Figure scripts
· · · · ·

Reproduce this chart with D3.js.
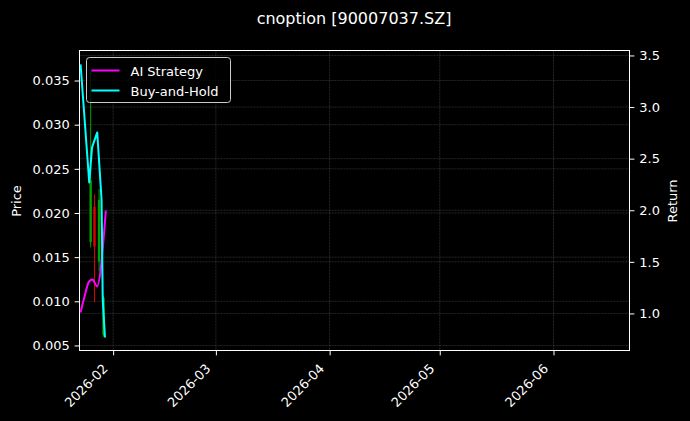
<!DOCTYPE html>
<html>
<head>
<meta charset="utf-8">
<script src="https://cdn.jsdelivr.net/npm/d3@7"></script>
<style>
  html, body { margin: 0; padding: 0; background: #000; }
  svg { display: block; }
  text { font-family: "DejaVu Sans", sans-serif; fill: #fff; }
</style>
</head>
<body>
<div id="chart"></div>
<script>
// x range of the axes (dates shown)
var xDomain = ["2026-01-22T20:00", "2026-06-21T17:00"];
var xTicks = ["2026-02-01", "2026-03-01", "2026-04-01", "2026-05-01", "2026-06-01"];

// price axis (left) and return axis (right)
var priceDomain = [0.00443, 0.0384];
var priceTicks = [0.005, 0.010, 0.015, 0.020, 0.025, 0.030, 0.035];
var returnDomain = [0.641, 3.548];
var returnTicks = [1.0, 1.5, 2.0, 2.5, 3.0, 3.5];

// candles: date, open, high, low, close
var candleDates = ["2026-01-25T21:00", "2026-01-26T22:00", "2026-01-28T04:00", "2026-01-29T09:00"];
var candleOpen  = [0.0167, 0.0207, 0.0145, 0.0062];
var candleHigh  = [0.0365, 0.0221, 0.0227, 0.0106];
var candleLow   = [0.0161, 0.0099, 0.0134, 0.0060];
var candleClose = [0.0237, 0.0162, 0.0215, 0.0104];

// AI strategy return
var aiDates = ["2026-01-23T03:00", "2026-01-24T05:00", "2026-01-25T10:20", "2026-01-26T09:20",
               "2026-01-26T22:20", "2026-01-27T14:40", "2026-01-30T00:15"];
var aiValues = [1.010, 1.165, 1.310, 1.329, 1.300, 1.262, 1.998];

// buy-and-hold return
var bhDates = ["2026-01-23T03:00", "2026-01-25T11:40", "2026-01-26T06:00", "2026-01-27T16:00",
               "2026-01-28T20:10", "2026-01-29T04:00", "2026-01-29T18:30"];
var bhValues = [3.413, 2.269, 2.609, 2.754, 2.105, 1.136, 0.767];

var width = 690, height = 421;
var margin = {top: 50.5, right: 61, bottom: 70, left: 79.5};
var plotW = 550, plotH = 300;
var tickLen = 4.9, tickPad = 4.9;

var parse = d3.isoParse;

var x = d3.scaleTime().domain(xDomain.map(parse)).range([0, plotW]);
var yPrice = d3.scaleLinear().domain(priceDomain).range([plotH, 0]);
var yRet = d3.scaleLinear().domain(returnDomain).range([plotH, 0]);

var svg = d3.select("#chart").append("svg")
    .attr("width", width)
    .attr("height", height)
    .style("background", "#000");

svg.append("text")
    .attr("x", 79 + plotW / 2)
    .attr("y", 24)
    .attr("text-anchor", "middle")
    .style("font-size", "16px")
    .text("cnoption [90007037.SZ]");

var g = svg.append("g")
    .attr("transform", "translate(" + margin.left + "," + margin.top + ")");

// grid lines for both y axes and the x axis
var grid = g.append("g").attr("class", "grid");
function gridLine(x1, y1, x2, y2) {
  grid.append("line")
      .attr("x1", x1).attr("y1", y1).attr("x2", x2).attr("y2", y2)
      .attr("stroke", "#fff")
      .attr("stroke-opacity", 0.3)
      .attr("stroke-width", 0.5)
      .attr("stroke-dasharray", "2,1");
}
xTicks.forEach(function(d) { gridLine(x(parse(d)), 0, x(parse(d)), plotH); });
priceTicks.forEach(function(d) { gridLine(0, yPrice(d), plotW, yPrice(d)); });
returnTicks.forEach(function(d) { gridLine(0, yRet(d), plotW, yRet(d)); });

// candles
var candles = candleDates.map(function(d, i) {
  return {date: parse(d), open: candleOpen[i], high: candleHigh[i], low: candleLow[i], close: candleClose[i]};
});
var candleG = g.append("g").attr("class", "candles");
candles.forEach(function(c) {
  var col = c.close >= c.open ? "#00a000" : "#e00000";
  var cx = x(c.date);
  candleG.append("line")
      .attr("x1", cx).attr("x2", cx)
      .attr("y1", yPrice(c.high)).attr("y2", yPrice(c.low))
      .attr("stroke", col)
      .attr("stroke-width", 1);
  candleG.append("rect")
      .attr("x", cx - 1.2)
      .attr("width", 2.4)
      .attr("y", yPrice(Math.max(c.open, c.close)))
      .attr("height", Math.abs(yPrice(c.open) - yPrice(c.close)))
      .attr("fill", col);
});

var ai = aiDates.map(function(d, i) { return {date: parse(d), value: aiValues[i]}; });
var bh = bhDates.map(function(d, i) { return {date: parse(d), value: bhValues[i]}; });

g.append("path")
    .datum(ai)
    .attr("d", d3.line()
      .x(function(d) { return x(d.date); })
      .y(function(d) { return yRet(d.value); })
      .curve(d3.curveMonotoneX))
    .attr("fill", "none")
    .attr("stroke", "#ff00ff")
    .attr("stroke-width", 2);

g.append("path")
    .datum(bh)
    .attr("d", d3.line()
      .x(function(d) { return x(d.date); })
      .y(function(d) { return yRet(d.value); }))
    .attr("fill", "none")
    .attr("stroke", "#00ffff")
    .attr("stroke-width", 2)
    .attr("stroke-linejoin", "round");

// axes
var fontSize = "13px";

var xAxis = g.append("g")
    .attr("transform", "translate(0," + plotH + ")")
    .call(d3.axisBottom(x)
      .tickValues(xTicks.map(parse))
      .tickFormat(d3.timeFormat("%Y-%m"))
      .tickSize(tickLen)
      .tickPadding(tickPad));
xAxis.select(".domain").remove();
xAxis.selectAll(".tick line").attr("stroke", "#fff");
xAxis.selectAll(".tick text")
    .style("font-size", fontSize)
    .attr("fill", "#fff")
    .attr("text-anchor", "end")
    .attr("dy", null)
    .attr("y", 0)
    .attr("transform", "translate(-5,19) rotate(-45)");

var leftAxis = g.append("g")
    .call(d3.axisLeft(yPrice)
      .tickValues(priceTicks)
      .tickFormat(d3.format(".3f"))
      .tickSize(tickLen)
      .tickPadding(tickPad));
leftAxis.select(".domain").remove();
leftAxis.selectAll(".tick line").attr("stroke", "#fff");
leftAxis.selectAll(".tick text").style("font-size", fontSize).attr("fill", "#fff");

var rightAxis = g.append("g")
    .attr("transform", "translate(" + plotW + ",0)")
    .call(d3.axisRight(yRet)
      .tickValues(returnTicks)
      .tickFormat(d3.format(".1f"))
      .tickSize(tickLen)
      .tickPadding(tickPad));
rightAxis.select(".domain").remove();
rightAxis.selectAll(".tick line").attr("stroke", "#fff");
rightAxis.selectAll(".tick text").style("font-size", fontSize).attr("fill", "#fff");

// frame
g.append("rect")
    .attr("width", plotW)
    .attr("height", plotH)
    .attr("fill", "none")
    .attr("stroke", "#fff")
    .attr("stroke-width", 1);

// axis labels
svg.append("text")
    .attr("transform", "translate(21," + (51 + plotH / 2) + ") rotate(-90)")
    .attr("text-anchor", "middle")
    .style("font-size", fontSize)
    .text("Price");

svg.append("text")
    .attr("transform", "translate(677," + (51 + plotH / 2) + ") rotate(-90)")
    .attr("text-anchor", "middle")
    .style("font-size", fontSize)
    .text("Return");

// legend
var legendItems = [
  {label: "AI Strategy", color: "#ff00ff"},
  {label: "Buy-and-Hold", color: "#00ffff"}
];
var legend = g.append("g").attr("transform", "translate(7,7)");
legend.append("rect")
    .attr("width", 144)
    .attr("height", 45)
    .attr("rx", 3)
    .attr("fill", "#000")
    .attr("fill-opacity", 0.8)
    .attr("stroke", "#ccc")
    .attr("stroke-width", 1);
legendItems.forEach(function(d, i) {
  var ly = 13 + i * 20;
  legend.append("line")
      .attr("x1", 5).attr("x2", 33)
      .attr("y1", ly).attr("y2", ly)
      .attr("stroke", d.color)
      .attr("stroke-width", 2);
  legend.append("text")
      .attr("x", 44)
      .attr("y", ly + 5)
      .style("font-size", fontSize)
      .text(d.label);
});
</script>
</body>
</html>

· · · · ·

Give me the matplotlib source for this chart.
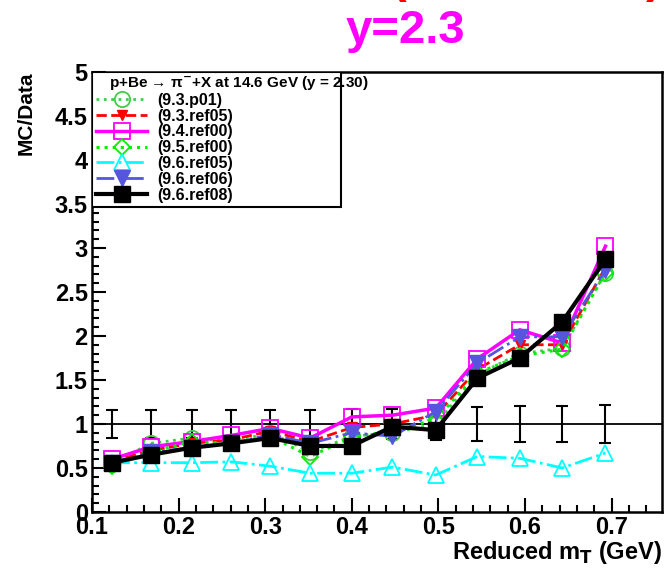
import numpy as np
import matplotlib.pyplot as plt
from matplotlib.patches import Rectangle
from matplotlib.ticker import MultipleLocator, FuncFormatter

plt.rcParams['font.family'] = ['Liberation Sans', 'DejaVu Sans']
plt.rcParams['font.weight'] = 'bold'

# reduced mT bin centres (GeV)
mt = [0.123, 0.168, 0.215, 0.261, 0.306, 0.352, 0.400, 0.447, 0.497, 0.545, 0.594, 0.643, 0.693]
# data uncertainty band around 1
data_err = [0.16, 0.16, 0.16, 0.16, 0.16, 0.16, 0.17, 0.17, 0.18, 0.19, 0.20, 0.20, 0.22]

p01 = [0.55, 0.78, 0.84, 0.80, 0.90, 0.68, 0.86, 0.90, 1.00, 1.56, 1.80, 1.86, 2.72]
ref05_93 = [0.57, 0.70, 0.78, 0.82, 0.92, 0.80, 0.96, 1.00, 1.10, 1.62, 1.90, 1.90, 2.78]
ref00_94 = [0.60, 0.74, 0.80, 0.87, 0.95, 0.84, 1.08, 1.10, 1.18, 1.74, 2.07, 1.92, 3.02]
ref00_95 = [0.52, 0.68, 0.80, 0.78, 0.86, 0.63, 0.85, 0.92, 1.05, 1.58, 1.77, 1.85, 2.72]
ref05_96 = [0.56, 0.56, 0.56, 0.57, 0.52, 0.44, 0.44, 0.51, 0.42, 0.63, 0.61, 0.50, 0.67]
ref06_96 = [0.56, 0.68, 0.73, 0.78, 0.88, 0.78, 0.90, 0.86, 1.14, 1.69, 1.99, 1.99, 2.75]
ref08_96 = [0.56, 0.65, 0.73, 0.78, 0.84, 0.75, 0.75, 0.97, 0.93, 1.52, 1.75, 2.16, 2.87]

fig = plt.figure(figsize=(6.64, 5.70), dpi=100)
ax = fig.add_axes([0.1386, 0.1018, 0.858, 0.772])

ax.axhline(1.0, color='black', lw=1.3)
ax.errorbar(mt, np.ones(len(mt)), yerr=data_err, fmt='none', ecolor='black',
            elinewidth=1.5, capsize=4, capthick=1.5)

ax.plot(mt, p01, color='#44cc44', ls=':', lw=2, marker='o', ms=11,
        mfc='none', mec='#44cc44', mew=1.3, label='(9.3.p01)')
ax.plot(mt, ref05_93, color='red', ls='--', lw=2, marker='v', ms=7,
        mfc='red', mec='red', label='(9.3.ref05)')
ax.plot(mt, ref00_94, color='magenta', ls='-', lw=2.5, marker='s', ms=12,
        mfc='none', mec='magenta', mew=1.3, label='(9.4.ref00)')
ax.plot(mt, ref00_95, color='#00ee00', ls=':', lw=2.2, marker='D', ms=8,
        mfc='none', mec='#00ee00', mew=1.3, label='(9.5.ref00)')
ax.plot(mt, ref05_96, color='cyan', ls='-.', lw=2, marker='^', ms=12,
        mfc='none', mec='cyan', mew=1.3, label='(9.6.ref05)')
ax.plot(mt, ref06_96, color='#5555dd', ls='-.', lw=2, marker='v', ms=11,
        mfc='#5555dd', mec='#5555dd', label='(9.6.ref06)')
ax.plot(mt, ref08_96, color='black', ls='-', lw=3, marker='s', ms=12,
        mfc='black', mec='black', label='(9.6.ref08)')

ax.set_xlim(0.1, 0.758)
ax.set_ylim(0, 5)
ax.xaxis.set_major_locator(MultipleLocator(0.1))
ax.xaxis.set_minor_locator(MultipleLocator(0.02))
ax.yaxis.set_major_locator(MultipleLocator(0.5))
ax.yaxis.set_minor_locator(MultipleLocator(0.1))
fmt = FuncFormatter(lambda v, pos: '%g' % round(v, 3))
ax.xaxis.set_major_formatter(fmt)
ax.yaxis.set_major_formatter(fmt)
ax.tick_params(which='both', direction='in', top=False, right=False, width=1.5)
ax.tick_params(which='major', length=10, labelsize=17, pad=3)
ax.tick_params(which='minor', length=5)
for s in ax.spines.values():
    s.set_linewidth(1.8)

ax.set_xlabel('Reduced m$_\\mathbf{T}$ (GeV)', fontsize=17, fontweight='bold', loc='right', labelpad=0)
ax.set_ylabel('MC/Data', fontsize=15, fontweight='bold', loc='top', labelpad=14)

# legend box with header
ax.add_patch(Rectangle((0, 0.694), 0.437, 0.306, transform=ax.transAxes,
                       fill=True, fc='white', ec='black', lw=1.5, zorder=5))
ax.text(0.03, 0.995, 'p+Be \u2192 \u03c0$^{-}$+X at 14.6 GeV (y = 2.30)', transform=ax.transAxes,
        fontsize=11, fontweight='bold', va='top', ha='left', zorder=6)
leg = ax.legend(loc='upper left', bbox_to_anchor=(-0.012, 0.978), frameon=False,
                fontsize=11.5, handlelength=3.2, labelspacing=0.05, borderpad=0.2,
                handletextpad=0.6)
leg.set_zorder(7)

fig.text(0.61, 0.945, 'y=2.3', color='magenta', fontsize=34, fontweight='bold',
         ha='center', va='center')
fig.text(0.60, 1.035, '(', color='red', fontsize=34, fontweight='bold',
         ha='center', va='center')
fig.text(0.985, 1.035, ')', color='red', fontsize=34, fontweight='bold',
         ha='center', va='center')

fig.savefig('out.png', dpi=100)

· · · · ·

Pick out, from the lines above, every one that contains the string "matplotlib".

Give me the matplotlib source for this chart.
import matplotlib.pyplot as plt
from matplotlib.patches import Rectangle
from matplotlib.ticker import MultipleLocator, FuncFormatter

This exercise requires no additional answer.